5. The Hispanic Mortality Paradox is a situation whereby low SES populations have lower death rates than high SES populations when large numbers of Hispanics (primarily of Mexican origin) are present. Hummer et al. (2007) argue that the paradox is due to the fact that many Mexicans leave the United States for Mexico when death is imminent. More than 25 percent of the populations of California and Texas are of Hispanic origin, so these two states were eliminated from the sample frame. However, they were analyzed outside the scope of the study reported here and the expected confounding effects were found in Texas while a diminished relationship between SES and life expectancy was found in California.
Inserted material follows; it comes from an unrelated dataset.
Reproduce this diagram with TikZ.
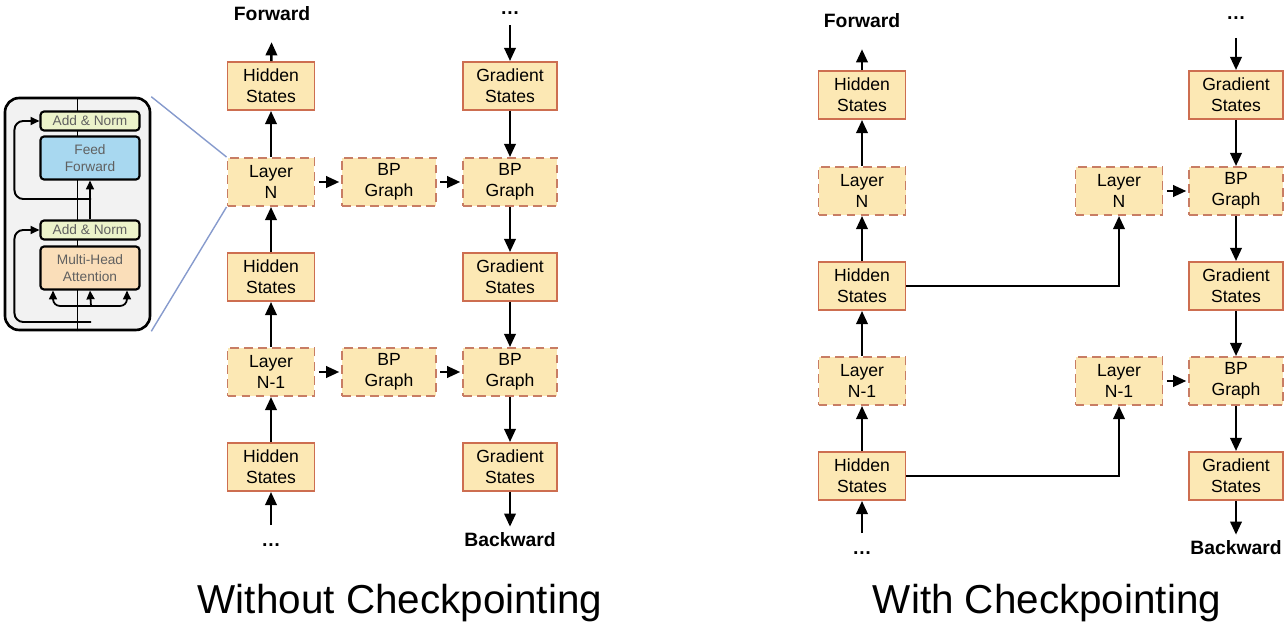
\documentclass[tikz,border=0pt]{standalone}
\usepackage{fontspec}
\setmainfont{Liberation Sans}
\usetikzlibrary{arrows.meta}

\begin{document}
\begin{tikzpicture}[x=0.02cm, y=-0.02cm,
    hstate/.style={draw=my-red, fill=my-yellow, line width=1.1pt, minimum width=1.74cm,
      minimum height=0.96cm, inner sep=0pt, align=center, font=\fontsize{10}{12}\selectfont},
    dashbox/.style={hstate, draw=my-dash, dash pattern=on 5pt off 3pt},
    wide/.style={minimum width=1.88cm},
    lbl/.style={font=\fontsize{11}{13}\selectfont\bfseries},
    heading/.style={font=\fontsize{23}{27}\selectfont},
    flow/.style={line width=1.4pt, -{Triangle[length=7.5pt,width=6.5pt]}},
    inbox/.style={draw=black, line width=1.2pt, rounded corners=2pt, minimum width=1.98cm,
      inner sep=0pt, align=center, text=gray!75!black, font=\fontsize{7.8}{9.5}\selectfont},
    inflow/.style={line width=1pt, -{Triangle[length=5pt,width=4.5pt]}}]
    \definecolor{my-yellow}{RGB}{252,232,180}
    \definecolor{my-red}{RGB}{205,110,80}
    \definecolor{my-dash}{RGB}{200,125,100}
    \definecolor{my-panel}{RGB}{242,242,242}
    \definecolor{my-green}{RGB}{236,243,202}
    \definecolor{my-blue}{RGB}{168,216,240}
    \definecolor{my-peach}{RGB}{250,222,185}
    \definecolor{my-line}{RGB}{135,155,205}
    \useasboundingbox (0,0) rectangle (1288,628);

    \node[draw, line width=1.5pt, fill=my-panel, rounded corners=8pt, minimum width=2.9cm, minimum height=4.64cm] (panel) at (77.5,214) {};
    \draw[line width=1.1pt] (panel.south) -- (panel.north);
    \node[inbox, fill=my-green, minimum height=0.38cm] (an2) at (90,121) {Add \& Norm};
    \node[inbox, fill=my-blue, minimum height=0.86cm] (ff) at (90,158) {Feed\\Forward};
    \node[inbox, fill=my-green, minimum height=0.38cm] (an1) at (90,230) {Add \& Norm};
    \node[inbox, fill=my-peach, minimum height=0.86cm] (mha) at (90,268) {Multi-Head\\Attention};
    \coordinate (split2) at (91,199);
    \coordinate (split1) at (91,322);
    \coordinate (fork) at (91,306);
    \draw[inflow] (an1.north) -- (ff.south);
    \draw[inflow, line width=1.1pt, rounded corners=5pt] (split2) -| ([xshift=-0.5cm]an2.west) -- (an2.west);
    \draw[inflow, line width=1.1pt, rounded corners=5pt] (split1) -| ([xshift=-0.5cm]an1.west) -- (an1.west);
    \draw[inflow, rounded corners=4pt] (fork) -| ([xshift=-0.74cm]mha.south);
    \draw[inflow, rounded corners=4pt] (fork) -| ([xshift=0.74cm]mha.south);
    \draw[inflow] (fork) -- (mha.south);

    \node[lbl] (fwdA) at (272,14) {Forward};
    \node[hstate] (hA1) at (271,86) {Hidden\\States};
    \node[dashbox] (lA1) at (271,182) {Layer\\N};
    \node[hstate] (hA2) at (271,277) {Hidden\\States};
    \node[dashbox] (lA2) at (271,372) {Layer\\N-1};
    \node[hstate] (hA3) at (271,467) {Hidden\\States};
    \node[lbl] (dotsA) at (271,545) {\dots};
    \node[dashbox, wide] (bA1) at (389,182) {BP\\Graph};
    \node[dashbox, wide] (bA2) at (389,372) {BP\\Graph};
    \node[lbl, inner sep=1pt] (topA) at (510,13) {\dots};
    \node[hstate, wide] (gA1) at (510,86) {Gradient\\States};
    \node[dashbox, wide] (cA1) at (510,182) {BP\\Graph};
    \node[hstate, wide] (gA2) at (510,277) {Gradient\\States};
    \node[dashbox, wide] (cA2) at (510,372) {BP\\Graph};
    \node[hstate, wide] (gA3) at (510,467) {Gradient\\States};
    \node[lbl] (bwdA) at (510,540) {Backward};
    \node[heading] (titleA) at (400,603) {Without Checkpointing};

    \draw[my-line, line width=0.8pt] (panel.north east) -- (lA1.north west);
    \draw[my-line, line width=0.8pt] (panel.south east) -- (lA1.south west);

    \draw[flow, shorten >=8.5pt] (hA1) -- (fwdA);
    \draw[flow] (lA1) -- (hA1);
    \draw[flow] (hA2) -- (lA1);
    \draw[flow] (lA2) -- (hA2);
    \draw[flow] (hA3) -- (lA2);
    \draw[flow, shorten <=7pt] (dotsA) -- (hA3);
    \draw[flow, shorten <=5pt] (topA) -- (gA1);
    \draw[flow] (gA1) -- (cA1);
    \draw[flow] (cA1) -- (gA2);
    \draw[flow] (gA2) -- (cA2);
    \draw[flow] (cA2) -- (gA3);
    \draw[flow] (gA3) -- (bwdA);
    \draw[flow, shorten <=2pt, shorten >=1pt] (lA1) -- (bA1);
    \draw[flow, shorten <=2pt, shorten >=1pt] (bA1) -- (cA1);
    \draw[flow, shorten <=2pt, shorten >=1pt] (lA2) -- (bA2);
    \draw[flow, shorten <=2pt, shorten >=1pt] (bA2) -- (cA2);

    \node[lbl] (fwdB) at (862,21) {Forward};
    \node[hstate] (hB1) at (862,95) {Hidden\\States};
    \node[dashbox] (lB1) at (862,191) {Layer\\N};
    \node[hstate] (hB2) at (862,286) {Hidden\\States};
    \node[dashbox] (lB2) at (862,381) {Layer\\N-1};
    \node[hstate] (hB3) at (862,476) {Hidden\\States};
    \node[lbl] (dotsB) at (862,553) {\dots};
    \node[dashbox] (rB1) at (1119,191) {Layer\\N};
    \node[dashbox] (rB2) at (1119,381) {Layer\\N-1};
    \node[lbl] (topB) at (1236,18) {\dots};
    \node[hstate, wide] (gB1) at (1236,95) {Gradient\\States};
    \node[dashbox, wide] (pB1) at (1236,191) {BP\\Graph};
    \node[hstate, wide] (gB2) at (1236,286) {Gradient\\States};
    \node[dashbox, wide] (pB2) at (1236,381) {BP\\Graph};
    \node[hstate, wide] (gB3) at (1236,476) {Gradient\\States};
    \node[lbl] (bwdB) at (1236,548) {Backward};
    \node[heading] (titleB) at (1047,603) {With Checkpointing};

    \draw[flow, shorten >=8.5pt] (hB1) -- (fwdB);
    \draw[flow] (lB1) -- (hB1);
    \draw[flow] (hB2) -- (lB1);
    \draw[flow] (lB2) -- (hB2);
    \draw[flow] (hB3) -- (lB2);
    \draw[flow, shorten <=7pt] (dotsB) -- (hB3);
    \draw[flow, shorten <=7pt] (topB) -- (gB1);
    \draw[flow] (gB1) -- (pB1);
    \draw[flow] (pB1) -- (gB2);
    \draw[flow] (gB2) -- (pB2);
    \draw[flow] (pB2) -- (gB3);
    \draw[flow] (gB3) -- (bwdB);
    \draw[flow] (hB2.east) -| (rB1.south);
    \draw[flow] (hB3.east) -| (rB2.south);
    \draw[flow, shorten <=2pt, shorten >=1pt] (rB1) -- (pB1);
    \draw[flow, shorten <=2pt, shorten >=1pt] (rB2) -- (pB2);
  \end{tikzpicture}
\end{document}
6. Bennetts (1982) and Gilder (1980) discuss some of the cuts that occurred and their effects.

Appendix.

Note: Counties (by State) that were excluded from the analysis because of too few deaths (less than 50) in a given year.

Colorado : Clear Creek, Hinsdale, Jackson, Mineral, Pitkin, San Juan, and Summit are excluded from the HIGH SES set in 1970 and Clear Creek, Eagle, Elbert, Gilpin, Park, Pitkin, and Summit are excluded from the HIGH SES set in 1990. Costilla, Crowley, Custer, and Saguache are excluded from the LOW SES set in 1970 and Costilla, Crowley, Saguache, and Sedgwick are excluded from the LOW SES set in 1990

Florida : Union had only 44 deaths in 1970, but the estimated life expectancy did not appear to be wildly unreliable and since it was close to 50, it was retained as part of the LOW SES set.

Louisiana : Cameron Parish, that otherwise would have been in the HIGH SES set in both 1970 and 1990 was excluded because the number of deaths was below 50 in both of the two years.

Mississippi : No counties used in the analysis had fewer than 50 deaths in a given year.

Ohio : No counties used in the analysis had fewer than 50 deaths in a given year.

Pennsylvania : No counties used in the analysis had fewer than 50 deaths in a given year.

South Dakota : Custer, Haakon, Lyman, and Stanley are excluded from the HIGH SES set in 1970 and Custer and Scully are excluded from the HIGH SES set in 1990. Buffalo, Hanson, Hyde, Jerauld, and Ziebach are excluded from the LOW SES set in 1970 and Bennett, Buffalo, Dewey, Mellette, and Ziebach are excluded from the LOW SES set in 1990.

Washington : Skamania County is excluded from the High SES set in 1990 and Garfield County is excluded from the Low SES set in 1970.